Bon, soyons juste, il y a aussi Kandinsky, et Dada, et van Dongen, et Matisse, et De Stijl, et Giacometti, tout ce qu'il faut pour faire une belle exposition, mais l'année n'est alors plus qu'une date, et non plus un moteur, un élément de synthèse. Il y a même, comme le tonitrue la pub du métro parisien, 'le plus grand Picasso du monde' au bout d'une spirale.

1917, vue d'exposition

Mais la salle la plus impressionnante de l'exposition est celle où se font face la collection de douilles d'obus transformées en objets d'art par les poilus (que Jean-Jacques Lebel avait déjà montrée partiellement à la Maison Rouge) et la Fontaine de Duchamp et la Princesse X de Brancusi : transformer un urinoir en sculpture, est-ce si différent de transformer une douille en vase ou en violon, une baïonnette en faucille ? C'est à cet endroit, à cet instant, sous la charge d'acteurs si divers, que se défait un certain art, que s'en construit un autre, irrémédiablement.

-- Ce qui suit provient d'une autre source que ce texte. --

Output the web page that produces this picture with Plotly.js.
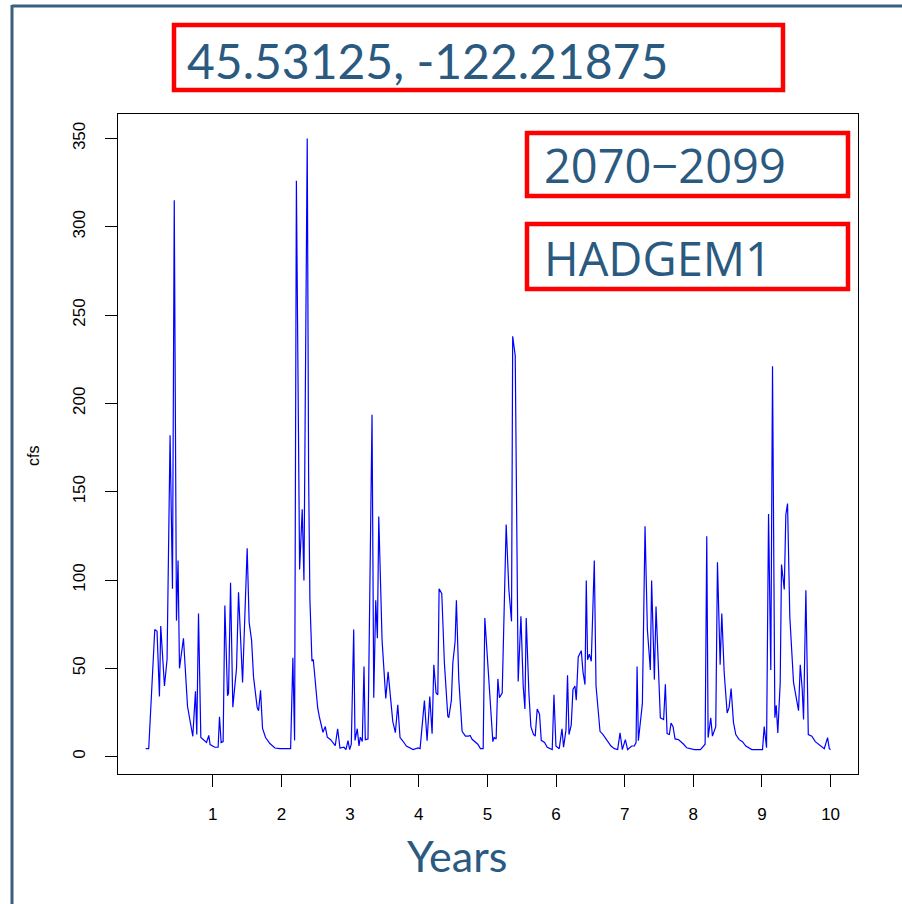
<!DOCTYPE html>
<html>
<head>
<meta charset="utf-8">
<script src="https://cdn.plot.ly/plotly-3.0.1.min.js"></script>
<style>html,body{margin:0;padding:0;background:#fff;}#chart{width:902px;height:904px;}</style>
</head>
<body>
<div id="chart"></div>
<script>
// Weekly streamflow (cfs), x in years
const years = [
0.023,0.067,0.155,0.188,0.223,0.242,0.296,0.334,0.378,0.413,0.439,0.471,0.494,0.515,0.573,0.632,0.709,0.748,0.767,0.792,0.826,0.884,0.909,0.942,0.961,
1.030,1.078,1.098,1.122,1.151,1.176,1.215,1.230,1.259,1.292,1.346,1.375,1.434,1.501,1.530,1.565,1.594,1.647,1.667,1.696,1.725,1.769,1.832,1.905,1.978,
2.134,2.167,2.192,2.218,2.265,2.303,2.328,2.376,2.396,2.415,2.445,2.464,2.499,2.528,2.551,2.605,2.639,2.668,2.717,2.784,2.819,2.853,2.911,2.940,2.970,2.994,
3.018,3.053,3.072,3.105,3.130,3.149,3.178,3.203,3.222,3.261,3.320,3.345,3.374,3.398,3.418,3.466,3.520,3.554,3.622,3.660,3.695,3.728,3.772,3.820,3.918,3.991,
4.020,4.083,4.122,4.161,4.195,4.220,4.253,4.278,4.297,4.336,4.374,4.424,4.438,4.476,4.497,4.530,4.549,4.584,4.632,4.681,4.724,4.749,4.778,4.861,4.899,4.939,4.963,
5.001,5.036,5.080,5.099,5.128,5.153,5.176,5.216,5.274,5.313,5.352,5.369,5.406,5.449,5.489,5.522,5.547,5.566,5.605,5.634,5.672,5.697,5.726,5.760,5.785,5.833,5.872,5.945,5.970,5.999,
6.047,6.087,6.110,6.145,6.168,6.189,6.222,6.247,6.276,6.295,6.324,6.368,6.393,6.422,6.441,6.460,6.485,6.514,6.558,6.583,6.612,6.641,6.685,6.743,6.801,6.850,6.898,6.933,6.966,
7.010,7.043,7.102,7.141,7.166,7.181,7.200,7.229,7.258,7.297,7.331,7.374,7.393,7.433,7.457,7.491,7.520,7.568,7.593,7.618,7.651,7.676,7.705,7.734,7.783,7.860,7.904,
8.016,8.104,8.172,8.196,8.216,8.254,8.279,8.327,8.352,8.391,8.415,8.450,8.493,8.522,8.551,8.585,8.619,8.668,8.716,8.765,8.852,
9.008,9.033,9.067,9.096,9.129,9.154,9.188,9.208,9.231,9.266,9.285,9.325,9.348,9.373,9.406,9.460,9.508,9.533,9.558,9.587,9.606,9.640,9.675,9.727,9.777,9.835,9.908,9.956,9.981,10.0
];
const cfs = [
4.5,4.5,72,71,34,74,40,55,182,95,315,77,111,50,67,28.5,11.5,37,12.5,81,10.8,9.2,8,12,6.8,
5.3,5.3,22.6,8,8.5,85.5,34.5,36,98.5,28,50,93,42,118,76,66,45,27.7,26,37.5,16,10.8,7.4,4.9,4.5,
4.5,56,9.2,326,106,140,99.7,350,160,89,54,55,38,27.7,22.8,13.8,17,11,9.6,6.2,15.8,4.9,5.3,4,9,4,
7,72,9.2,15.8,6,11,8.5,51,9.6,10,193.6,33.4,88.5,67,136,66,33,48,20,13.6,29.4,10.8,8.7,6,4,4.9,
4.5,31.7,9,34,13,52,36,35,95,92.3,53,22.8,22,32,53,65,88.5,43.6,14.3,11.6,11.6,12,9.8,7,4.5,4.5,78.5,
55,38,8.5,10.8,10,44,33.4,36,131.4,94.6,76.6,238,227,42.6,79.5,40,27,78.5,36,17,12.5,11.6,27,24,9.2,8,5.3,4,35,6,
4.5,15.8,5.3,15,46,12.5,18,38,40,32,56.4,60,48,40.8,99.7,54.8,58,54,111,40,26.6,14.3,12.5,9.2,6,4.5,4,13.4,4,
9.6,4,6,6,8,51,9,20,30,130.4,72,49,99.7,43.6,85,51,22,21,41,13,12.5,19,17,10,9.6,7,5,
4,4,7,124.7,10.8,22,11.6,17,110,52,81,47.6,24.7,28,38.5,19.4,12.5,9.6,8.5,6,4,
4,17,5,137.4,49,221,22,29,13.4,42,108.7,94.6,137,143.3,79,42,30,26,52,38,21,94.2,12.5,11.6,8.5,6.5,4.5,10.8,4.5,4
];
const xTicks = [1,2,3,4,5,6,7,8,9,10];
const yTicks = [0,50,100,150,200,250,300,350];
const titleText = "45.53125, -122.21875";
const periodText = "2070\u22122099";
const modelText = "HADGEM1";
const xLabel = "Years";
const yLabel = "cfs";

const L = 118, R = 858, T = 114, B = 774;
const W = 902, H = 904;
const px = v => (v - L) / (R - L);
const py = v => (B - v) / (B - T);
const textCol = "#2b5a80";
const red = "#ff0000";

const trace = {
  x: years, y: cfs, type: "scatter", mode: "lines",
  line: {color: "#0000ff", width: 1.2}, hoverinfo: "x+y"
};

function box(x0, y0, x1, y1) {
  return {type: "rect", xref: "paper", yref: "paper",
    x0: px(x0), x1: px(x1), y0: py(y1), y1: py(y0),
    line: {color: red, width: 4.5}, fillcolor: "rgba(0,0,0,0)"};
}

const layout = {
  width: W, height: H,
  margin: {l: L, r: W - R, t: T, b: H - B, pad: 0},
  paper_bgcolor: "#ffffff", plot_bgcolor: "#ffffff",
  showlegend: false,
  font: {family: "Liberation Sans, Arial, sans-serif", color: "#000"},
  xaxis: {
    range: [-0.3806, 10.3992], tickvals: xTicks, ticktext: xTicks.map(String),
    showgrid: false, zeroline: false, showline: true, mirror: true,
    linecolor: "#000", linewidth: 1, ticks: "outside", ticklen: 12, tickwidth: 1,
    tickcolor: "#000", tickfont: {size: 17, color: "#000"}, ticklabelstandoff: 13
  },
  yaxis: {
    range: [-9.84, 363.84], tickvals: yTicks, ticktext: yTicks.map(String),
    showgrid: false, zeroline: false, showline: true, mirror: true,
    linecolor: "#000", linewidth: 1, ticks: "outside", ticklen: 12, tickwidth: 1,
    tickcolor: "#000", tickangle: -90, tickfont: {size: 17, color: "#000"}, ticklabelstandoff: 13
  },
  shapes: [
    box(174, 25, 783, 90),
    box(527, 133, 848, 196),
    box(527, 224, 848, 289),
    {type: "line", xref: "paper", yref: "paper", x0: px(12), x1: px(902), y0: py(6), y1: py(6),
     line: {color: "#3a5f82", width: 3}},
    {type: "line", xref: "paper", yref: "paper", x0: px(12), x1: px(12), y0: py(5), y1: py(904),
     line: {color: "#3a5f82", width: 3}}
  ],
  annotations: [
    {text: titleText, xref: "paper", yref: "paper", x: px(185), y: py(61), xanchor: "left", yanchor: "middle",
     showarrow: false, font: {family: "Lato, sans-serif", size: 48, color: textCol}},
    {text: periodText, xref: "paper", yref: "paper", x: px(542), y: py(165), xanchor: "left", yanchor: "middle",
     showarrow: false, font: {family: "Open Sans, sans-serif", size: 47, color: textCol}},
    {text: modelText, xref: "paper", yref: "paper", x: px(542), y: py(258), xanchor: "left", yanchor: "middle",
     showarrow: false, font: {family: "Open Sans, sans-serif", size: 47, color: textCol}},
    {text: xLabel, xref: "paper", yref: "paper", x: px(457), y: py(855), xanchor: "center", yanchor: "middle",
     showarrow: false, font: {family: "Lato, sans-serif", size: 43, color: textCol}},
    {text: yLabel, xref: "paper", yref: "paper", x: px(33), y: py(456), xanchor: "center", yanchor: "middle",
     textangle: -90, showarrow: false, font: {family: "Liberation Sans, Arial, sans-serif", size: 16, color: "#000"}}
  ]
};

Plotly.newPlot("chart", [trace], layout, {displayModeBar: false, staticPlot: true});
</script>
</body>
</html>
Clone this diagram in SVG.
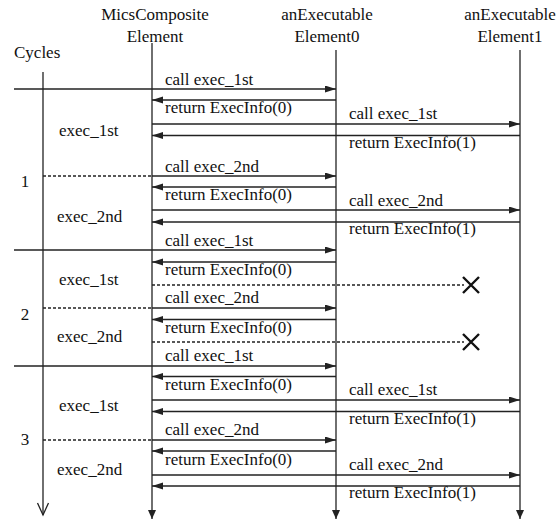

Étrange catalogue, avec quelques essais inégaux, un dictionnaire d'artistes, d'objets et de faits, et un almanach de l'année. Le jour de la naissance de ma mère, 898ème jour de guerre, les mineurs de Liège (occupée par les Allemands) engagent une grève pour protester contre la réduction de la ration de pain.

Voir aussi Nénette et Rintintin (dont l'auteur, Antoine Poncet, exposait ces jours-ci des morceaux de sa chère Ligne Maginot au nouvel Espace CO2 à Paris).

Photos 1, 3, 4 & 6 courtoisie du Centre Pompidou Metz; photos 5, 7, 8 & 9 de l'auteur. George Grosz étant représenté par l'ADAGP, la photo de son oeuvre sera ôtée du blog à la fin de l'exposition.

Voyage à l'invitation du Centre Pompidou Metz et du Frac Lorraine.

P.S. acide, citant la micro-chroniqueuse épistolaire 'la logorrhée' :
"J'ai constaté, en mai au Centre Pompidou Metz, qu'un troupeau de journalistes en voyage de presse est aussi discipliné qu'un jardin d'enfants sous Ritaline (étrange, donc). À un moment, Laurent Le Bon a lancé : "Chers amis, ne regardez pas trop les oeuvres, vous reviendrez les voir après le déjeuner". Ils ont suivi la première consigne, pas la seconde."
Pas moi...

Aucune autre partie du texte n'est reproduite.